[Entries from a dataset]
** BEGIN **

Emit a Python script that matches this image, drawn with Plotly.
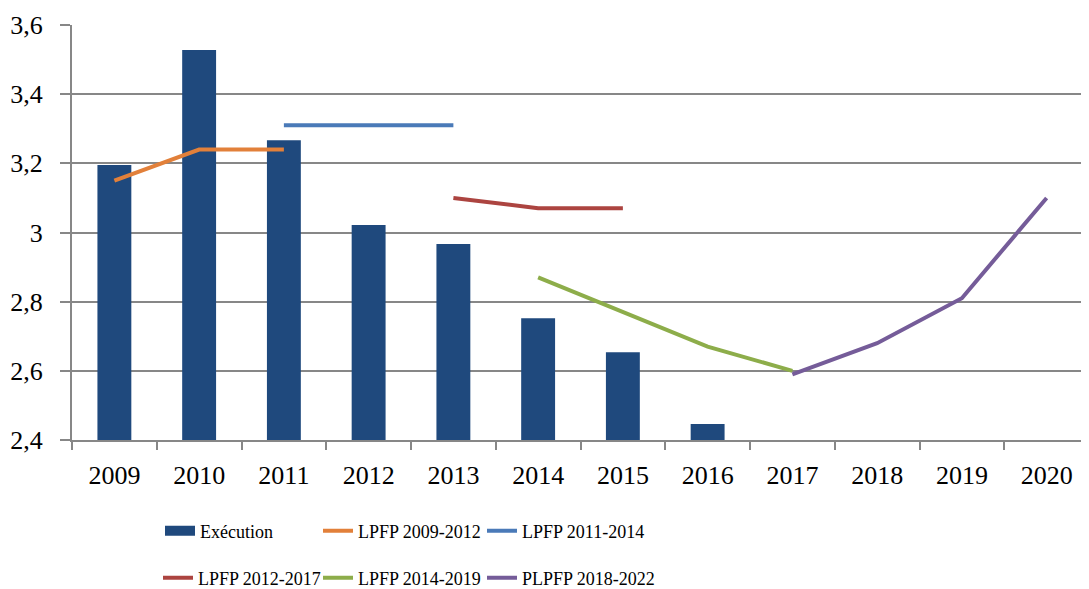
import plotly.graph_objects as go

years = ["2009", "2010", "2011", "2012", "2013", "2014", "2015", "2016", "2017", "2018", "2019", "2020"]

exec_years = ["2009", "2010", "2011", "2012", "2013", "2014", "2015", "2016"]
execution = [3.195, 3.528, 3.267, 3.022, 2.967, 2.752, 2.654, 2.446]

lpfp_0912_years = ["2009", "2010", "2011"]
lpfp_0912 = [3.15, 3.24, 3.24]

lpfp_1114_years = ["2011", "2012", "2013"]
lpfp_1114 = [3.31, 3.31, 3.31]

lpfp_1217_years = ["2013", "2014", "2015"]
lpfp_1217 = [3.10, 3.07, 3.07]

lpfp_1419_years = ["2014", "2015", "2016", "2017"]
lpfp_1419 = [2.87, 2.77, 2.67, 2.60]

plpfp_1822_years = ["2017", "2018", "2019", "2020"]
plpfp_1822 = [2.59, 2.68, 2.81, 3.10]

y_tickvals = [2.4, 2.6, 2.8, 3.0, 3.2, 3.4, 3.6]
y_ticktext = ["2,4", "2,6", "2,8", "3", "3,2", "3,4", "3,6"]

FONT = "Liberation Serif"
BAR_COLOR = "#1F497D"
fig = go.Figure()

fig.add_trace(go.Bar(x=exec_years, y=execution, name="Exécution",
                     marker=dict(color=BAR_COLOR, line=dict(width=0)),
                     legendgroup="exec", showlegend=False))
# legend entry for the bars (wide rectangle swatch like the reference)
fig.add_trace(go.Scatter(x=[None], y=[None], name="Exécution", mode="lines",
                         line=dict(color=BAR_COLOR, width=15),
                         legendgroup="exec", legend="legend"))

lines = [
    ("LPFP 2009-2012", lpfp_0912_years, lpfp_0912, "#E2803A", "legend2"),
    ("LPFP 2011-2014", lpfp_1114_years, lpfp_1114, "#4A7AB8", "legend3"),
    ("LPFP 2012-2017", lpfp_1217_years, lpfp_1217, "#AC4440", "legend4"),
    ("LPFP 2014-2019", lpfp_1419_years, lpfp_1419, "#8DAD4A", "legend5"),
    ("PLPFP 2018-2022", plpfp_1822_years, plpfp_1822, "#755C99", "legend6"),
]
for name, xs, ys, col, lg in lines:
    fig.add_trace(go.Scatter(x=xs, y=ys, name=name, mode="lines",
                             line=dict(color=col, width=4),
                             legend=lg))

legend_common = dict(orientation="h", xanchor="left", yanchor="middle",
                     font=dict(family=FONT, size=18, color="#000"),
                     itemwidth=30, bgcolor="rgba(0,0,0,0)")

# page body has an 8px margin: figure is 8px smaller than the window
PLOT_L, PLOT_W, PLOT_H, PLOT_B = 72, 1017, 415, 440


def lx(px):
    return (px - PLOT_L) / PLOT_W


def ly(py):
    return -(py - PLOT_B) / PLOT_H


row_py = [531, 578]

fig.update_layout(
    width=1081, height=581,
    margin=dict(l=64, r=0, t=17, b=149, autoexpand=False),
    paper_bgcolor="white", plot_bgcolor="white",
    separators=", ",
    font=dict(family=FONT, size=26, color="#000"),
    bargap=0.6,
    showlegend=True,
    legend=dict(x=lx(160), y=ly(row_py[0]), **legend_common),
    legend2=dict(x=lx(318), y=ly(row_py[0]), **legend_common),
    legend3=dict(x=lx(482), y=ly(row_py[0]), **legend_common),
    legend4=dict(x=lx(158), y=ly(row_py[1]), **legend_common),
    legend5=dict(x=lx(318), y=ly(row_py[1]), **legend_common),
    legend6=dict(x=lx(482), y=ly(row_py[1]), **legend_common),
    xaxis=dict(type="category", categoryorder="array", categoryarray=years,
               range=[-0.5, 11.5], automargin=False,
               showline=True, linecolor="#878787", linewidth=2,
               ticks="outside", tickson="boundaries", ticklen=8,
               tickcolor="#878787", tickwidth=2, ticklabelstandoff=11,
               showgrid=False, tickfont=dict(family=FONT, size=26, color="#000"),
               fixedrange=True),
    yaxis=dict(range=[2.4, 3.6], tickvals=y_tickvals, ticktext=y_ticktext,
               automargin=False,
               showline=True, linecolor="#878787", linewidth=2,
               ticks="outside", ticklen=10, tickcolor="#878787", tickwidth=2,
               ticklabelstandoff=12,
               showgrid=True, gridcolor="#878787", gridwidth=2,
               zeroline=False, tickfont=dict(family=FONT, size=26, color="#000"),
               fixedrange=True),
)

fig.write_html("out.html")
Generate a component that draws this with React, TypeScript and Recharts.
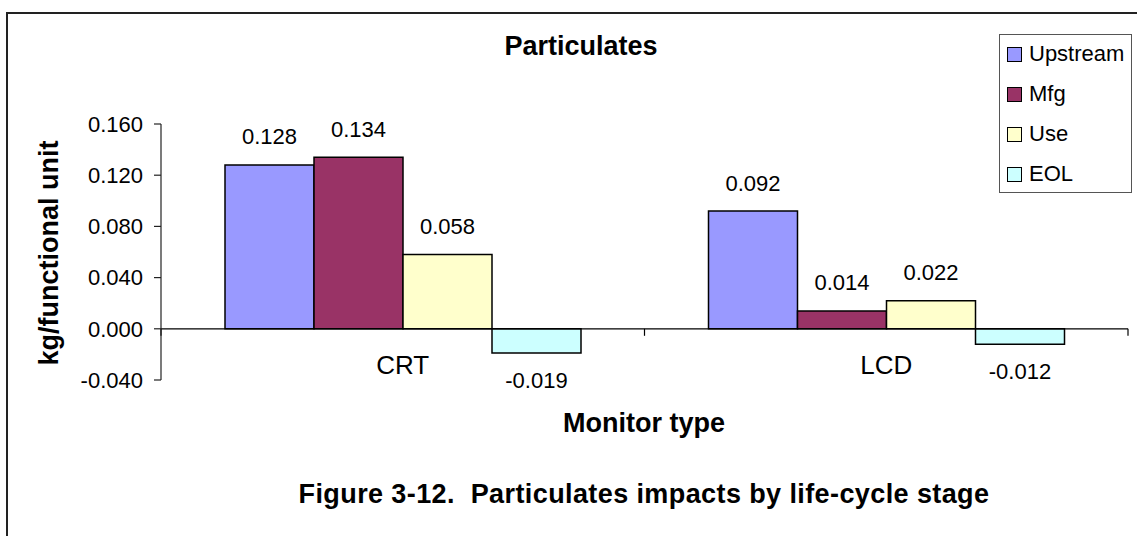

** END **

* _EXERCISE OBJECTIVE_
Make an exact copy of the lines from the top of the material through the line with "2.752, 2.654, 2.446]", pictures excluded.

* _THE RESULT_
Emit a Python script that matches this image, drawn with Plotly.
import plotly.graph_objects as go

years = ["2009", "2010", "2011", "2012", "2013", "2014", "2015", "2016", "2017", "2018", "2019", "2020"]

exec_years = ["2009", "2010", "2011", "2012", "2013", "2014", "2015", "2016"]
execution = [3.195, 3.528, 3.267, 3.022, 2.967, 2.752, 2.654, 2.446]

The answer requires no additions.